Attention: When moving any of the three sliders P, A, or D, in the Override PAD section, the simulation is automatically stopped, as indicated by the unchecked Run check box in the main window's upper right corner! You need to check this box again to continue the internal simulation.
These sliders let you try out different PAD vectors and how they change the emotions that are elicited together with their changing intensities. In the example presented in Figure 8 the sliders are used to temporarily set the vector to PAD = (-48, 42, -100) resulting in three emotions with positive intensities (see debug output at the bottom).
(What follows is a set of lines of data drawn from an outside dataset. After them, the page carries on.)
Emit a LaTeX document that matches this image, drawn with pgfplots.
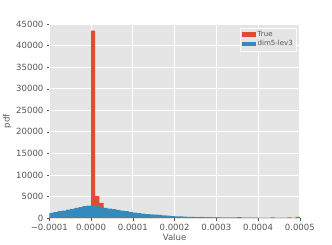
\documentclass[border=0pt]{standalone}
\usepackage{pgfplots}
\pgfplotsset{compat=1.18}
\usepackage{fontspec}
\setmainfont{DejaVu Sans}
\definecolor{ggbg}{HTML}{E5E5E5}
\definecolor{ggred}{HTML}{E24A33}
\definecolor{ggblue}{HTML}{348ABD}
\definecolor{ticktxt}{HTML}{555555}
\begin{document}
\begin{tikzpicture}
\begin{axis}[
  scale only axis,
  width=257bp, height=199bp,
  xmin=-0.0001, xmax=0.0005,
  ymin=0, ymax=45000,
  scaled ticks=false,
  axis background/.style={fill=ggbg},
  axis line style={draw=none},
  grid=major,
  grid style={white, line width=0.8pt},
  tick align=outside,
  major tick length=2.5bp,
  tick style={ticktxt, line width=0.5pt},
  xtick pos=left, ytick pos=left,
  xtick={-0.0001,0,0.0001,0.0002,0.0003,0.0004,0.0005},
  xticklabels={−0.0001,0.0000,0.0001,0.0002,0.0003,0.0004,0.0005},
  ytick={0,5000,10000,15000,20000,25000,30000,35000,40000,45000},
  yticklabels={0,5000,10000,15000,20000,25000,30000,35000,40000,45000},
  ticklabel style={font=\fontsize{8.8}{10}\selectfont, text=ticktxt},
  /pgf/number format/assume math mode=true,
  xlabel={Value}, ylabel={pdf},
  label style={font=\fontsize{8.8}{10}\selectfont, text=ticktxt},
  xlabel style={yshift=3bp},
  ylabel style={yshift=-2bp},
  legend style={at={(0.986,0.982)}, anchor=north east, fill=ggbg, draw=white!80!ggbg,
    font=\fontsize{7.2}{8}\selectfont, text=ticktxt, inner sep=1.5pt, row sep=-1pt},
  legend cell align=left,
  legend image code/.code={\fill[#1] (0bp,-2.5bp) rectangle (14bp,2.5bp);},
]
\addplot[ybar interval, fill=ggred, draw=none] coordinates {
(-0.00010,300) (-0.00009,300) (-0.00008,300) (-0.00007,300) (-0.00006,300)
(-0.00005,300) (-0.00004,300) (-0.00003,300) (-0.00002,300) (-0.00001,300)
(0.00000,43500) (0.00001,5100) (0.00002,3500) (0.00003,1500) (0.00004,1200)
(0.00005,1000) (0.00006,900) (0.00007,800) (0.00008,700) (0.00009,600)
(0.00010,550) (0.00011,500) (0.00012,450) (0.00013,400) (0.00014,380)
(0.00015,350) (0.00016,320) (0.00017,300) (0.00018,280) (0.00019,260)
(0.00020,240) (0.00021,220) (0.00022,200) (0.00023,190) (0.00024,180)
(0.00025,170) (0.00026,300) (0.00027,150) (0.00028,140) (0.00029,130)
(0.00030,120) (0.00031,110) (0.00032,100) (0.00033,90) (0.00034,80)
(0.00035,220) (0.00036,70) (0.00037,65) (0.00038,60) (0.00039,55)
(0.00040,50) (0.00041,50) (0.00042,50) (0.00043,180) (0.00044,50)
(0.00045,50) (0.00046,50) (0.00047,160) (0.00048,50) (0.00049,280)
(0.00050,280)
};
\addlegendentry{True}
\addplot[ybar interval, fill=ggblue, draw=none] coordinates {
(-0.00010,1200) (-0.00009,1400) (-0.00008,1600) (-0.00007,1750) (-0.00006,1950)
(-0.00005,2150) (-0.00004,2350) (-0.00003,2550) (-0.00002,2800) (-0.00001,2900)
(0.00000,2850) (0.00001,2750) (0.00002,2550) (0.00003,2350) (0.00004,2200)
(0.00005,2050) (0.00006,1900) (0.00007,1750) (0.00008,1600) (0.00009,1450)
(0.00010,1250) (0.00011,1130) (0.00012,1020) (0.00013,930) (0.00014,860)
(0.00015,800) (0.00016,720) (0.00017,640) (0.00018,560) (0.00019,480)
(0.00020,420) (0.00021,370) (0.00022,330) (0.00023,290) (0.00024,260)
(0.00025,230) (0.00026,210) (0.00027,190) (0.00028,170) (0.00029,155)
(0.00030,140) (0.00031,130) (0.00032,120) (0.00033,110) (0.00034,105)
(0.00035,100) (0.00036,95) (0.00037,90) (0.00038,85) (0.00039,80)
(0.00040,75) (0.00041,72) (0.00042,70) (0.00043,67) (0.00044,64)
(0.00045,61) (0.00046,58) (0.00047,55) (0.00048,52) (0.00049,50)
(0.00050,50)
};
\addlegendentry{dim5-lev3}
\end{axis}
\path (current axis.south west) ++(-42bp,-25.3bp) coordinate (bbA);
\path (current axis.north east) ++(33bp,24.7bp) coordinate (bbB);
\path (bbA) rectangle (bbB);
\end{tikzpicture}
\end{document}
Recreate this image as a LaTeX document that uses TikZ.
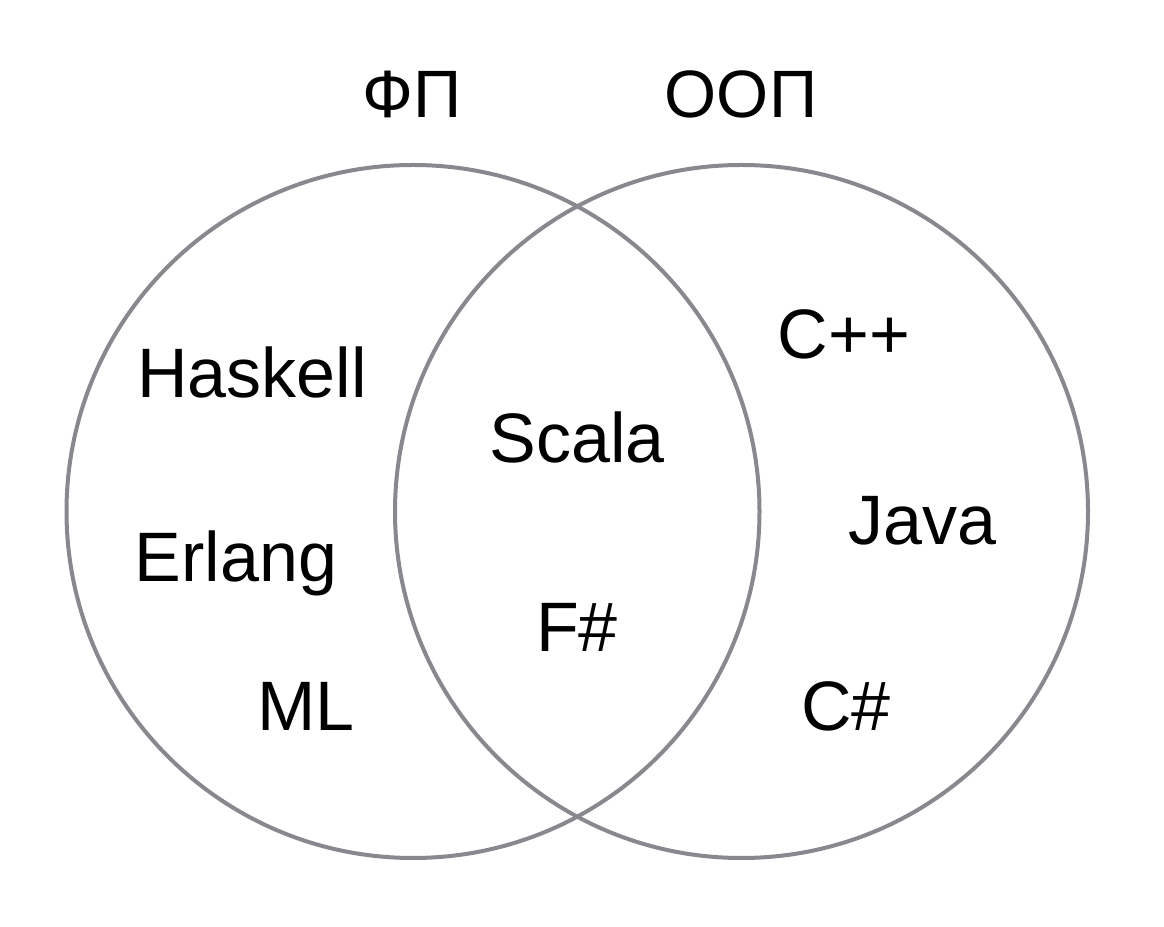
\documentclass[tikz,border=0pt]{standalone}
\usepackage{fontspec}
\setmainfont{Liberation Sans}
\definecolor{ringgray}{RGB}{136,136,142}
\tikzset{
  ring/.style={draw=ringgray, line width=4pt},
  lang/.style={anchor=base, inner sep=0pt, font=\fontsize{70}{84}\selectfont},
  head/.style={anchor=base, inner sep=0pt, font=\fontsize{67}{80}\selectfont}
}
\begin{document}
\begin{tikzpicture}[x=1pt,y=1pt]
\useasboundingbox[fill=white] (0,0) rectangle (1164,926);
\node[ring, circle, minimum size=693pt, inner sep=0pt] (fp) at (413,414.5) {};
\node[ring, circle, minimum size=693pt, inner sep=0pt] (oop) at (741.5,414.5) {};
\node[head] (fpt) at (412,808) {ФП};
\node[head] (oopt) at (741,808) {ООП};
\node[lang] (haskell) at (252,528) {Haskell};
\node[lang] (erlang) at (236,344) {Erlang};
\node[lang] (ml) at (306,195) {ML};
\node[lang] (scala) at (577,463) {Scala};
\node[lang] (fsharp) at (577,274) {F\#};
\node[lang] (cpp) at (844,567) {C++};
\node[lang] (java) at (922,381) {Java};
\node[lang] (csharp) at (846,195) {C\#};
\end{tikzpicture}
\end{document}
After checking Run again, however, only the dominance value will stay at -100, but the pleasure and arousal values will be calculated according to the emotion dynamics, which in this example results in:
P = (x + y) / 2 = (0 + 0) / 2 = 0
A = abs(x) = abs(0) = 0
=> PAD = (0, 0, -100)
2. The PAD / Affective States tab
This tab contains list of all primary and secondary emotions that were loaded and instantiated from the configuration files, see Figure 10. The tree view to the right of this tab can be used to browse through and select one of the emotions. As long as no emotion is selected by means of a double click or by highlighting it and pressing the return key, the left part remains inactive (i.e. grayed out).